Jesus befriended people regardless of their class, gender, or religion, whether esteemed or despised by society. One of his closest disciples had worked as a detested tax collector. Another was an ex-supporter of the radical Zealot movement. While devout Jewish men began their day thanking God they had not been born “a slave, a Gentile, or a woman,” (Menahoth 43b-44a) Jesus valued all three and incorporated them into his wide circle of friends and followers. On one embarrassing occasion, a woman of low reputation entered uninvited into a dinner party and washed Jesus’ feet with costly perfume intermingled with her tears. When the men reclining at the table watched in horror as Jesus did nothing to reprimand the woman, they rebuked the woman harshly (Matthew 26:6-13). Here and elsewhere, Jesus welcomed and extended grace to the lowly.

The Jewish leaders of the day believed God showed partiality to his “holy people,” thereby excluding anyone outside the Jewish faith.

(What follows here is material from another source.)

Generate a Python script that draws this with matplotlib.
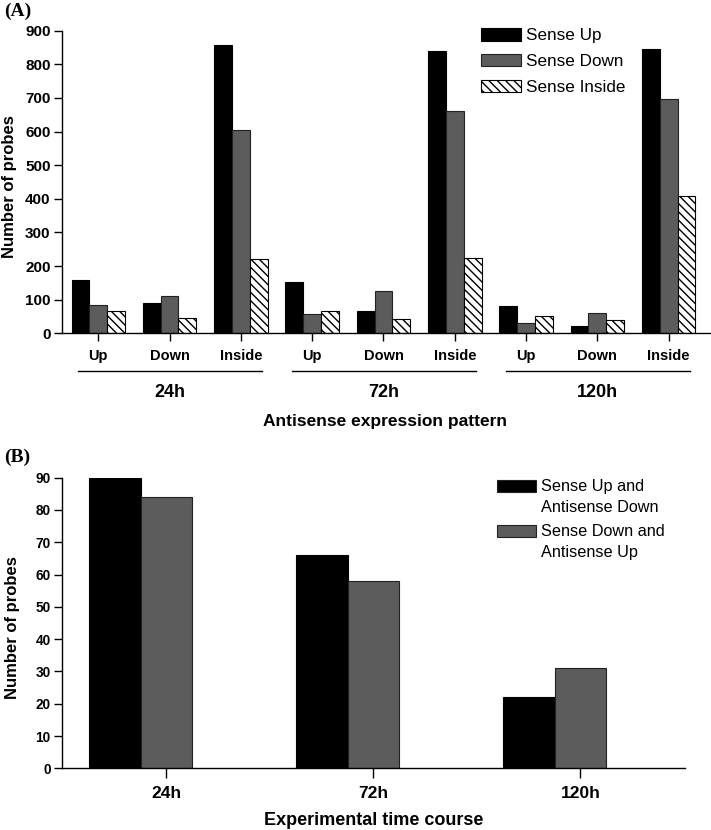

These leaders often times robbed women, tax collectors, and lepers of their inherent dignity as human beings. Jesus entered the Jewish culture of the day and spoke against its harsh treatment of outsiders. He walked as a human resources manager, intent on providing life-changing direction to a culture stripped of grace.

Jesus did not ignore people’s sin and weaknesses, but saw people through them so they could be free of sin’s weight and condemnation. He took the hand of those suffering from guilt and shame and pulled them from the mire. Upon hearing Jesus’ words of forgiveness, Zacchaeus left his crooked tax-collecting business and declared: “Behold, Lord, the half of my goods I give to the poor. And if I have defrauded anyone of anything, I restore it fourfold” (Luke 19:8). Jesus’ compassion likewise freed Mary Magdalene from demons; cleansed lepers from their diseases; restored sight to the blind; and beckoned Mary to rest in the midst of her busy schedule and listen at his feet. Even in extreme cases of condemnation, as with the woman caught in an adulterous affair, Jesus’ words to her were, “Your sins are forgiven” (Luke 7:48).

Companies today have taken up the cause of the less fortunate by donating portions of their profit to charities or pioneering humanitarian programs among the homeless, drug addicts, AIDS victims, and the unemployed. A keen student of management may look upon these great works and assume the human resource philosophy set on improving people has its roots in modern times. However, this has been a practice long advocated by Jesus Christ. God sent him for the very purpose of making people whole:

For God so loved the world, that he gave his only Son, that whoever believes in him should not perish but have eternal life (John 3:16).